* Request:
Leaving out the pictures, retype the lines from the beginning of the listing through the line containing "stress σ 0–100.".

* Stored data:
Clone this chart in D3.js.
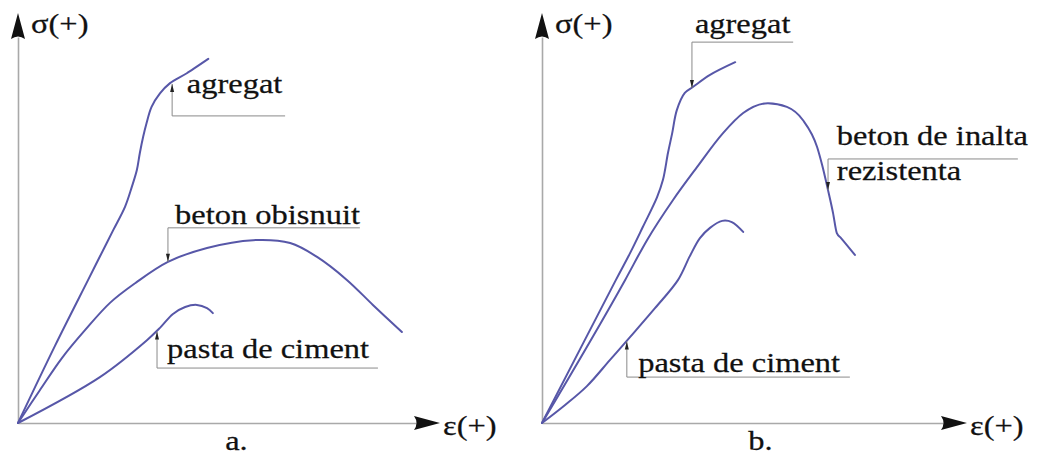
<!DOCTYPE html>
<html>
<head>
<meta charset="utf-8">
<script src="https://cdn.jsdelivr.net/npm/d3@7/dist/d3.min.js"></script>
<style>
  html, body { margin: 0; padding: 0; background: #fff; }
  svg { display: block; }
</style>
</head>
<body>
<svg id="chart" width="1037" height="457"></svg>
<script>
// Stress–strain diagrams, qualitative units: strain ε 0–100, stress σ 0–100.

// Panel a. — normal concrete and its components
const aggregateA = [[0,0],[8.8,18.8],[16.7,34.9],[19.5,40.6],[22.7,47.1],[25.5,52.8],[27.1,57.6],[28.3,61.7],[29.0,65.8],[29.8,69.8],[30.6,73.1],[31.8,77.1],[33.8,80.4],[36.2,82.9],[40.2,85.3],[45.3,88.8]];
const concreteA  = [[0,0],[5.2,8.0],[10.5,15.9],[16.0,22.7],[21.9,29.3],[27.9,34.1],[35.7,39.3],[45.0,42.7],[56.0,44.6],[64.8,43.9],[71.2,40.5],[78.3,34.9],[84.5,28.8],[91.4,22.2]];
const pasteA     = [[0,0],[19.5,11.2],[30.7,20.2],[33.8,23.2],[36.9,26.6],[39.8,28.3],[42.6,28.8],[45.0,28.0],[46.4,26.8]];

// Panel b. — high-strength concrete and its components
const aggregateB = [[0,0],[17.6,34.9],[21.0,41.5],[24.0,47.8],[27.4,55.1],[28.8,59.3],[30.0,65.9],[31.0,70.7],[32.1,76.3],[34.0,80.5],[36.0,82.0],[40.0,84.9],[46.0,88.0]];
const concreteB  = [[0,0],[19.8,34.9],[25.0,44.6],[31.2,54.4],[36.9,62.4],[43.1,70.7],[47.9,75.6],[53.8,78.0],[58.3,77.1],[62.1,73.9],[65.5,67.3],[66.7,62.9],[68.1,56.8],[69.3,51.2],[70.2,46.3],[71.2,45.1],[74.5,41.0]];
const pasteB     = [[0,0],[5.5,4.4],[10.7,9.0],[16.2,15.4],[21.0,21.0],[26.9,28.0],[32.4,34.9],[35.2,40.7],[37.6,45.1],[40.0,47.6],[42.9,49.3],[45.2,49.0],[47.9,46.6]];

// Texts
const axisLabelY = "σ(+)";
const axisLabelX = "ε(+)";
const panelTitles = ["a.", "b."];
const labelsA = [["agregat"], ["beton obisnuit"], ["pasta de ciment"]];
const labelsB = [["agregat"], ["beton de inalta", "rezistenta"], ["pasta de ciment"]];

// Smooth interpolation for most curves; the post-peak branch of high-strength
// concrete keeps its sharp break, so it uses a monotone curve instead.
const smooth = d3.curveCatmullRom.alpha(0.5);
const sharp = d3.curveMonotoneX;

// Layout of the two panels (pixels)
const panels = [
  { ox: 18,  oy: 423, axisLen: 422, title: panelTitles[0],
    curves: [aggregateA, concreteA, pasteA], interp: [smooth, smooth, smooth], labels: labelsA,
    // leader lines in data units: tip on curve, elbow level, end of shelf, text start, first baseline
    notes: [
      { tip: [36.7, 82.7], elbow: 74.9, end: 63.6, tx: 40.2, ty: 80.5 },
      { tip: [35.7, 39.3], elbow: 47.6, end: 81.4, tx: 37.4, ty: 48.5 },
      { tip: [33.1, 22.3], elbow: 13.4, end: 85.7, tx: 35.5, ty: 15.9 }
    ] },
  { ox: 542, oy: 423, axisLen: 425, title: panelTitles[1],
    curves: [aggregateB, concreteB, pasteB], interp: [smooth, sharp, smooth], labels: labelsB,
    notes: [
      { tip: [35.7, 81.7], elbow: 92.9, end: 59.8, tx: 36.4, ty: 95.1 },
      { tip: [68.1, 56.8], elbow: 64.4, end: 113.3, tx: 70.2, ty: 67.8 },
      { tip: [20.2, 19.9], elbow: 11.2, end: 73.3, tx: 22.9, ty: 12.4 }
    ] }
];

const FONT = "'Liberation Serif', 'Times New Roman', serif";
const FONT_SIZE = 28;
const STRETCH = 1.16;
const CURVE_COLOR = "#5757a8";
const AXIS_COLOR = "#a9a9a9";
const LEADER_COLOR = "#8a8a8a";
const TEXT_COLOR = "#111";
const ARROW_LEN = 26, ARROW_HALF = 7;

const svg = d3.select("#chart");

function stretchedText(g, x, y, str, anchor) {
  return g.append("text")
    .attr("transform", `translate(${x},${y}) scale(${STRETCH},1)`)
    .attr("text-anchor", anchor || "start")
    .attr("font-family", FONT)
    .attr("font-size", FONT_SIZE)
    .attr("fill", TEXT_COLOR)
    .attr("stroke", TEXT_COLOR)
    .attr("stroke-width", 0.25)
    .text(str);
}

panels.forEach(p => {
  const g = svg.append("g");
  const x = d3.scaleLinear().domain([0, 100]).range([p.ox, p.ox + 420]);
  const y = d3.scaleLinear().domain([0, 100]).range([p.oy, 13]);

  // x axis: domain line only, up to the arrow base
  const xAxisScale = d3.scaleLinear().domain([0, 1]).range([p.ox, p.ox + p.axisLen - ARROW_LEN + 2]);
  g.append("g")
    .attr("transform", `translate(0,${p.oy})`)
    .call(d3.axisBottom(xAxisScale).tickValues([]).tickSizeOuter(0))
    .call(a => a.select(".domain").attr("stroke", AXIS_COLOR).attr("stroke-width", 1.6));

  // y axis
  const yAxisScale = d3.scaleLinear().domain([0, 1]).range([p.oy, 13 + ARROW_LEN - 2]);
  g.append("g")
    .attr("transform", `translate(${p.ox},0)`)
    .call(d3.axisLeft(yAxisScale).tickValues([]).tickSizeOuter(0))
    .call(a => a.select(".domain").attr("stroke", AXIS_COLOR).attr("stroke-width", 1.6));

  // axis arrowheads
  const tipX = p.ox + p.axisLen;
  g.append("path")
    .attr("d", `M${tipX},${p.oy} L${tipX - ARROW_LEN},${p.oy - ARROW_HALF} Q${tipX - ARROW_LEN + 5},${p.oy} ${tipX - ARROW_LEN},${p.oy + ARROW_HALF} Z`)
    .attr("fill", "#111");
  const tipY = 13;
  g.append("path")
    .attr("d", `M${p.ox},${tipY} L${p.ox - ARROW_HALF},${tipY + ARROW_LEN} Q${p.ox},${tipY + ARROW_LEN - 5} ${p.ox + ARROW_HALF},${tipY + ARROW_LEN} Z`)
    .attr("fill", "#111");

  // axis labels
  stretchedText(g, p.ox + 13, 33, axisLabelY);
  stretchedText(g, tipX + 3, 435, axisLabelX);

  // panel title
  stretchedText(g, x(52), 450, p.title, "middle");

  // curves
  p.curves.forEach((data, i) => {
    const line = d3.line()
      .x(d => x(d[0]))
      .y(d => y(d[1]))
      .curve(p.interp[i]);
    g.append("path")
      .attr("class", "curve")
      .attr("d", line(data))
      .attr("fill", "none")
      .attr("stroke", CURVE_COLOR)
      .attr("stroke-width", 2)
      .attr("stroke-linejoin", "round")
      .attr("stroke-linecap", "round");
  });

  // leader lines with small arrowheads and labels
  p.notes.forEach((n, i) => {
    const tx = x(n.tip[0]), ty = y(n.tip[1]);
    const ey = y(n.elbow), ex = x(n.end);
    g.append("path")
      .attr("d", `M${tx},${ty} L${tx},${ey} L${ex},${ey}`)
      .attr("fill", "none")
      .attr("stroke", LEADER_COLOR)
      .attr("stroke-width", 1);
    const dir = ey > ty ? 1 : -1; // +1: shelf below tip, arrow points up
    g.append("path")
      .attr("d", `M${tx},${ty} L${tx - 2},${ty + dir * 8} L${tx + 2},${ty + dir * 8} Z`)
      .attr("fill", "#222");
    p.labels[i].forEach((s, k) => {
      stretchedText(g, x(n.tx), y(n.ty) + k * 35, s);
    });
  });
});
</script>
</body>
</html>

* Response for this exercise:
Clone this chart in D3.js.
<!DOCTYPE html>
<html>
<head>
<meta charset="utf-8">
<script src="https://cdn.jsdelivr.net/npm/d3@7/dist/d3.min.js"></script>
<style>
  html, body { margin: 0; padding: 0; background: #fff; }
  svg { display: block; }
</style>
</head>
<body>
<svg id="chart" width="1037" height="457"></svg>
<script>
// Stress–strain diagrams, qualitative units: strain ε 0–100, stress σ 0–100.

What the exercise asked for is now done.